> Required task
Extract from the listing each line in which the word "chart" appears.

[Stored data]

## start

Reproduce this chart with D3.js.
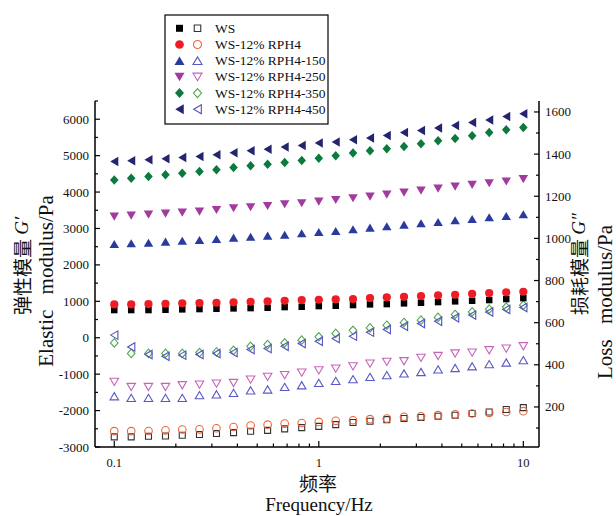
<!DOCTYPE html>
<html><head><meta charset="utf-8">
<script src="https://cdn.jsdelivr.net/npm/d3@7"></script>
<style>
html,body{margin:0;padding:0;background:#fff;}
text{font-family:"Liberation Serif","Times New Roman",serif;fill:#111;}
.cjk{font-family:"Noto Sans CJK SC",sans-serif;}
</style></head>
<body>
<svg id="c" width="616" height="516"></svg>
<script>
// ---- data ----
const freq = [0.1,0.121,0.147,0.178,0.215,0.261,0.316,0.383,0.464,0.562,0.681,0.825,1,1.21,1.47,1.78,2.15,2.61,3.16,3.83,4.64,5.62,6.81,8.25,10];
const seriesNames = ["WS","WS-12% RPH4","WS-12% RPH4-150","WS-12% RPH4-250","WS-12% RPH4-350","WS-12% RPH4-450"];
// storage modulus G' (left axis), Pa
const gp_WS   = [760,760,760,768,779,787,795,806,814,823,842,850,869,878,897,916,924,944,960,979,999,1015,1034,1062,1089];
const gp_RPH4 = [916,916,924,933,944,952,960,971,988,999,1015,1034,1043,1054,1062,1089,1109,1125,1144,1164,1180,1208,1227,1246,1263];
const gp_150  = [2574,2594,2610,2638,2665,2684,2712,2748,2775,2803,2830,2869,2904,2932,2979,3023,3061,3105,3144,3179,3226,3262,3309,3344,3391];
const gp_250  = [3325,3353,3380,3408,3435,3463,3509,3556,3584,3619,3666,3694,3738,3784,3831,3875,3930,3985,4040,4095,4150,4197,4244,4288,4354];
const gp_350  = [4334,4381,4425,4472,4518,4563,4609,4673,4719,4766,4810,4865,4931,4994,5069,5132,5187,5250,5324,5407,5470,5544,5635,5709,5773];
const gp_450  = [4838,4857,4884,4912,4948,4975,5022,5077,5132,5178,5234,5278,5344,5371,5434,5481,5553,5635,5690,5756,5828,5910,5976,6075,6149];
// loss modulus G'' (right axis), Pa
const gpp_WS   = [58,58,61,62,66,69,74,78,85,89,96,102,108,116,126,132,140,145,150,156,161,169,176,188,197];
const gpp_RPH4 = [85,85,86,89,93,94,99,105,112,116,121,124,129,134,137,142,145,153,156,161,165,169,172,176,180];
const gpp_150  = [251,243,243,243,243,256,260,267,279,283,295,303,314,324,332,343,351,359,366,378,385,393,403,411,422];
const gpp_250  = [319,295,295,295,303,306,311,314,330,343,351,363,374,382,393,406,414,417,433,442,454,458,469,477,488];
const gpp_350  = [504,454,454,454,454,458,461,469,488,496,504,517,533,549,564,575,588,601,612,625,639,651,664,674,683];
const gpp_450  = [541,485,449,441,446,449,454,458,473,477,488,501,512,525,536,555,568,583,596,607,623,636,651,663,672];
const leftTicks = [-3000,-2000,-1000,0,1000,2000,3000,4000,5000,6000];
const rightTicks = [200,400,600,800,1000,1200,1400,1600];
const xTicks = [0.1,1,10];

// ---- styles ----
const shapes = ["square","circle","up","down","diamond","left"];
const fillCol = ["#000000","#ee1c24","#2b3a9e","#a33a9d","#0c7a3c","#25256f"];
const openCol = ["#333333","#f0653a","#5a58c4","#c764b8","#52a852","#5552c0"];

const svg = d3.select("#c");
const L = 95, R = 539, T = 101, B = 447;
const x = d3.scaleLog().domain([0.0805, 11.93]).range([L, R]);
const yL = d3.scaleLinear().domain([-3000, 6500]).range([B, T]);
const yR = d3.scaleLinear().domain([10, 1652]).range([B, T]);

function symPath(shape, s) {
  const h = s/2;
  switch(shape){
    case "square": return `M${-h},${-h}H${h}V${h}H${-h}Z`;
    case "circle": return d3.symbol(d3.symbolCircle, Math.PI*h*h)();
    case "up": return `M0,${-h*0.85}L${h},${h*0.85}L${-h},${h*0.85}Z`;
    case "down": return `M0,${h*0.85}L${h},${-h*0.85}L${-h},${-h*0.85}Z`;
    case "diamond": return `M0,${-h}L${h*0.9},0L0,${h}L${-h*0.9},0Z`;
    case "left": return `M${-h*0.85},0L${h*0.85},${-h}L${h*0.85},${h}Z`;
  }
}
const fillSize = [6.5,8.2,9.5,9.5,9.5,9.5];
const openSize = [6,7.6,8.5,8.5,8.5,8.5];

const gpAll = [gp_WS,gp_RPH4,gp_150,gp_250,gp_350,gp_450];
const gppAll = [gpp_WS,gpp_RPH4,gpp_150,gpp_250,gpp_350,gpp_450];

// ---- axes ----
const ax = svg.append("g").attr("stroke","#000").attr("fill","none");
ax.append("line").attr("x1",L).attr("x2",R).attr("y1",B).attr("y2",B).attr("stroke-width",1.5);
ax.append("line").attr("x1",L).attr("x2",L).attr("y1",T).attr("y2",B).attr("stroke-width",1.5);
ax.append("line").attr("x1",R).attr("x2",R).attr("y1",T).attr("y2",B).attr("stroke-width",1.5);

// left ticks (inward)
d3.range(-3000, 6501, 500).forEach(v => {
  const major = v % 1000 === 0;
  ax.append("line").attr("x1",L).attr("x2",L+(major?5:3)).attr("y1",yL(v)).attr("y2",yL(v)).attr("stroke-width",1.2);
});
svg.append("g").selectAll("text").data(leftTicks).join("text")
  .attr("x",L-6).attr("y",d=>yL(d)).attr("text-anchor","end").attr("dominant-baseline","central")
  .attr("font-size",13).text(d=>d);

// right ticks (inward)
d3.range(100, 1601, 100).forEach(v => {
  const major = v % 200 === 0;
  ax.append("line").attr("x1",R).attr("x2",R-(major?5:3)).attr("y1",yR(v)).attr("y2",yR(v)).attr("stroke-width",1.2);
});
svg.append("g").selectAll("text").data(rightTicks).join("text")
  .attr("x",R+6).attr("y",d=>yR(d)).attr("text-anchor","start").attr("dominant-baseline","central")
  .attr("font-size",13).text(d=>d);

// bottom ticks (inward), log minor
const minorX = [];
[0.1,1].forEach(dec => { for (let k=1;k<=9;k++) minorX.push(dec*k); });
minorX.push(10);
minorX.forEach(v => {
  const major = xTicks.some(t => Math.abs(t - v) < 1e-9);
  ax.append("line").attr("x1",x(v)).attr("x2",x(v)).attr("y1",B).attr("y2",B-(major?6:3.5)).attr("stroke-width",1.2);
});
svg.append("g").selectAll("text").data(xTicks).join("text")
  .attr("x",d=>x(d)).attr("y",B+16).attr("text-anchor","middle").attr("dominant-baseline","central")
  .attr("font-size",12.5).text(d=>d);

// ---- data marks ----
const plot = svg.append("g");
[0,1,2,3,4,5].forEach(i => {
  plot.append("g").selectAll("path").data(gppAll[i]).join("path")
    .attr("transform",(d,j)=>`translate(${x(freq[j])},${yR(d)})`)
    .attr("d",symPath(shapes[i],openSize[i]))
    .attr("fill","none").attr("stroke",openCol[i]).attr("stroke-width",1.1);
});
[0,1,2,3,4,5].forEach(i => {
  plot.append("g").selectAll("path").data(gpAll[i]).join("path")
    .attr("transform",(d,j)=>`translate(${x(freq[j])},${yL(d)})`)
    .attr("d",symPath(shapes[i],fillSize[i]))
    .attr("fill",fillCol[i]);
});

// ---- legend ----
const lg = svg.append("g");
lg.append("rect").attr("x",165).attr("y",15).attr("width",163).attr("height",109)
  .attr("fill","#fff").attr("stroke","#000").attr("stroke-width",1.2);
seriesNames.forEach((n,i) => {
  const yy = 28.3 + i*16.2;
  lg.append("path").attr("transform",`translate(179.5,${yy})`).attr("d",symPath(shapes[i],fillSize[i]+0.5)).attr("fill",fillCol[i]);
  lg.append("path").attr("transform",`translate(197.5,${yy})`).attr("d",symPath(shapes[i],openSize[i]+0.5)).attr("fill","none").attr("stroke",openCol[i]).attr("stroke-width",1.1);
  lg.append("text").attr("x",215).attr("y",yy).attr("dominant-baseline","central").attr("font-size",13.5).text(n);
});

// ---- titles ----
const t1 = svg.append("text").attr("transform","translate(21,266) rotate(-90)").attr("text-anchor","middle")
  .attr("dominant-baseline","central").attr("font-size",19);
t1.append("tspan").attr("class","cjk").text("弹性模量 ");
t1.append("tspan").attr("font-style","italic").text("G′");
svg.append("text").attr("transform","translate(46,281) rotate(-90)").attr("text-anchor","middle")
  .attr("dominant-baseline","central").attr("font-size",21).attr("word-spacing",10).text("Elastic modulus/Pa");

const t2 = svg.append("text").attr("transform","translate(578,264) rotate(-90)").attr("text-anchor","middle")
  .attr("dominant-baseline","central").attr("font-size",19);
t2.append("tspan").attr("class","cjk").text("损耗模量 ");
t2.append("tspan").attr("font-style","italic").text("G″");
svg.append("text").attr("transform","translate(605,302) rotate(-90)").attr("text-anchor","middle")
  .attr("dominant-baseline","central").attr("font-size",21).attr("word-spacing",10).text("Loss modulus/Pa");

svg.append("text").attr("class","cjk").attr("x",318).attr("y",482).attr("text-anchor","middle")
  .attr("dominant-baseline","central").attr("font-size",19).text("频率");
svg.append("text").attr("x",319).attr("y",504).attr("text-anchor","middle")
  .attr("dominant-baseline","central").attr("font-size",19).text("Frequency/Hz");
</script>
</body></html>
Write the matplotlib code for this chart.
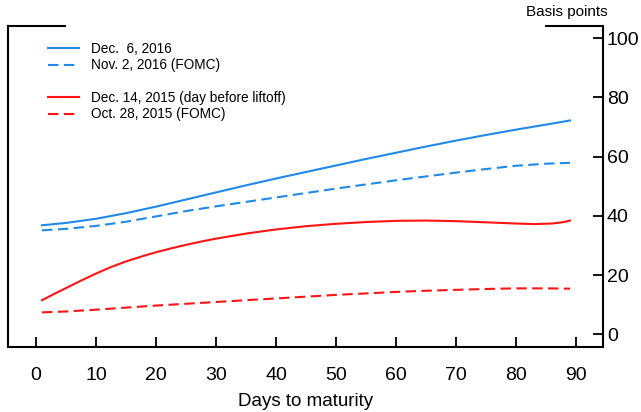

## end

> Full answer
Reproduce this chart with D3.js.
Write the matplotlib code for this chart.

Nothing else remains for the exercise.